Nous en sommes au moment du trajet où les voyageurs commencent à trouver le temps long. On a mangé, dormi, noirci des grilles de mots croisés, bu plusieurs fois à sa petite bouteille plastique, regardé le paysage, les autres. Que faire maintenant? A la montre, il reste encore du temps à tuer, de longues minutes à passer, et le siège gratte, les jambes sont lourdes, la nuque se raidit, lentement mais inexorablement. On bâille, on soupire, on essaie de s'étirer un peu sans déranger le voisin, on prend des pauses acrobatiques, vite abandonnées pour leur inconfort, et puis l'on replonge dans ses pensées, toujours rythmées par ce bruit de roues des trains, pour moi un des agréments majeurs du voyage.
Commentry. Grosse gare sans caractère. Seuls deux rosiers sont beaux, au bord de la voie, plantés par qui? Un employé sur le quai me semble séduisant. Dès qu'il sourit, cet effet s'estompe totalement. Comment certains peuvent-ils devenir laids en souriant? La denture peut-être, ou une bouche trop largement ouverte.
Le roman parle de la douleur des parents après la mort accidentelle de leur fils de onze ans. Alterner lecture et écriture m'aide à supporter ces pages lourdes. 1971: ma petite soeur de onze ans aussi, noyée aussi. Un jeune homme vient de passer, une armoire à glace, corps d'athlète, regard de poussin.
Montluçon. Tarass Boulba et Frère Paul descendent à cette gare. Le ciel est maintenant vraiment couvert. Toujours ces voies interminables envahies par les herbes folles. Deux tout jeunes s'installent en face de moi. Ils sentent la cigarette. T-shirt noir Nike, MP3 et cordon pour embout dans les oreilles. Le garçon a le coude gauche tout érafle, comme un petit enfant. Il mâche un chewing-gum et ne peut cacher le bout de son nez quasi lumineux. Ce que je fais l'intrigue beaucoup. Il me regarde fixement puis essaie à l'envers de déchiffrer mes pattes de mouche. Bon courage! Certains n'y arrivent pas à l'endroit. Le frère et la soeur sans doute: ils ont les mêmes yeux, et, miracle et satisfaction, ils parlent peu et à voix basse. Derrière moi, le bruit agaçant et répétitif d'un jeu vidéo.

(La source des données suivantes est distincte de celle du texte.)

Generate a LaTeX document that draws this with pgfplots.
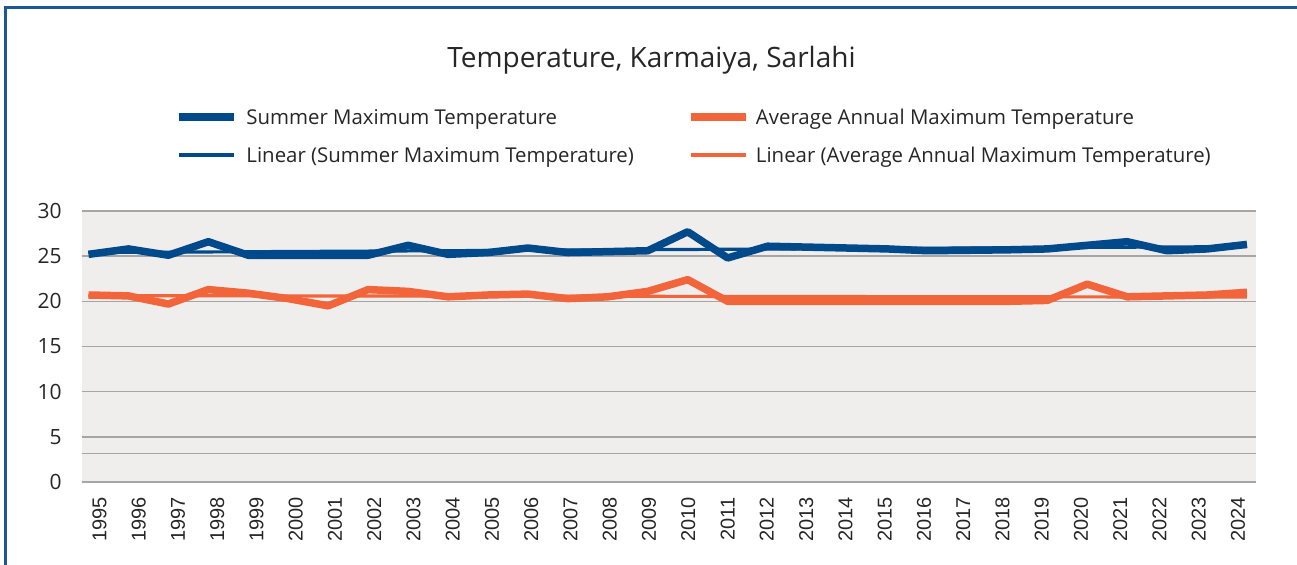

Le soleil revient, les sapins aussi. Beauté d'un châtaignier, solitaire au milieu d'un pré. Maintenant les grands espaces cultivés font place à des friches, terres mal entretenues, à des bosquets, à une sorte de bocage dont on devine qu'il n'était pas là il y a quelques dizaines d'années et qu'il a remplacé les cultures que les hommes, autrefois, y avaient implantées. Les maisons de pierres grises, bien taillées, de la Creuse apparaissent peu à peu. Il me reste une grosse demi-heure de voyage. Le reste est passé vite. Beaucoup de maisons fermées. On s'approche du désert.
Je me suis laissé prendre par la lecture. Après un début difficile, consacré en partie à des considérations sur l'art, je crois que ce roman me plaira. Pierre était avec moi,jadis, sur ces routes de la Creuse que j'aperçois depuis le wagon. Voilà, c'est tout. Cette idée m'a traversé, elle ne me rendra pas triste. Je suis content de rejoindre Noëlle et son mari. Les lieux ont déjà été désacralisés. Ils n'ont plus la charge émotionnelle que je redoutais d'y retrouver à chacun de mes voyages.
Après Pierre, c'est à J. que je pense. J'allais écrire "curieusement" mais il n'y a rien de curieux à cela. Des suites, comme celles de Bach pour violoncelle, parfois avec la même nostalgie, parfois avec le même bondissement de bonheur.
Nous passons sur un viaduc. Tout près, le restaurant "du Viaduc". J'aime cette poésie évidente des choses simples. Y aura-t-il cette année, en lisière des forêts, ces fougères géantes que j'aime tant? J'ai apporté l'indispensable pour courir. Noëlle a, m'a-t-elle dit toute fière, repéré un itinéraire pour moi. "En marchant", a-t-elle précisé. Je me rends compte tout à coup que ni elle ni son mari ne m'ont vu amaigri. Quelle sera leur première réaction?
Au bord de la voie, dans un petit village, une église de la Creuse, trapue, pierre grise, cloché tronqué et massif, au toit d'ardoise sombre, chapeau de pénitant. J'arrive bientôt. Dix minutes à ma montre. Je vais cesser d'écrire, de lire aussi. Il me faudra bien tout ce temps pour retomber dans le monde réel.